Toujours sans transition, des scènes au ralenti montrent des pompiers qui reviennent du feu l'air exténué, noirs de suie. En arrière plan, on croit reconnaître des scènes apocalyptiques comme celles de Christchurch ou bien Fukushima juste après le séisme, des gens dehors l'air hagard entourés dans leur couverture de survie contemplent un paysage de désolation. A ce moment là, je dois avouer que je commence à être perdu, je ne connais toujours pas l'émetteur du message. Je me risque à penser qu'il s'agit d'une campagne d'appel aux dons d'une organisation humanitaire, mais je doute de plus en plus...
La dernière scène est édifiante, on voit une cohorte de manifestants faisant front face à la police, et là, comment ne pas identifier l'allusion à la révolution de jasmin qui est en train de secouer la plupart des pays du Maghreb ou bien les manifestations des peuples européens tels les grecs, les irlandais ou les portugais contre les plans de récessions imposés par le FMI. Ça y est, là j'en suis sûr, nous allons voir apparaître le logo d'un parti politique qui rentre en campagne.

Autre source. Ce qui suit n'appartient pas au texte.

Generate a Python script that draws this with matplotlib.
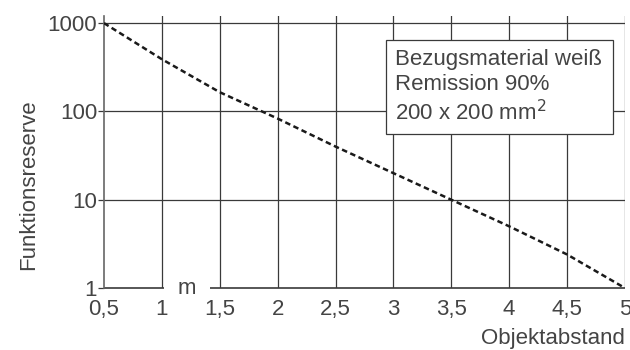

Tout d'un coup, plan fixe sur une page blanche... c'est une banque française qui affiche son logo dichromatique en rouge et noir avec cette phrase : « développons ensemble l'esprit d'équipe ».
Je suis allé vomir aux toilettes.
Comment ne pas trouver ce spot indécent ?! Cette banque tente de profiter des évènements actuels pour se faire une campagne de pub et de s’approprier une partie des émotions ou de la peur que tous ces faits de sociétés engendrent.
Sans compter que certains des faits décrits découlent directement des égarements de gestion de cette même officine et de ses consœurs.
Après avoir pollué l'économie réelle avec l'achat d'actifs toxiques, après le scandale KERVIEL, que cette banque se servent des évènements tragiques pour des arguments publicitaires me révulse.
Que le CSA ne se manifeste pas m'horrifie également, car cette banque par son impudeur est en train de placer le curseur au niveau de la pornographie intellectuelle.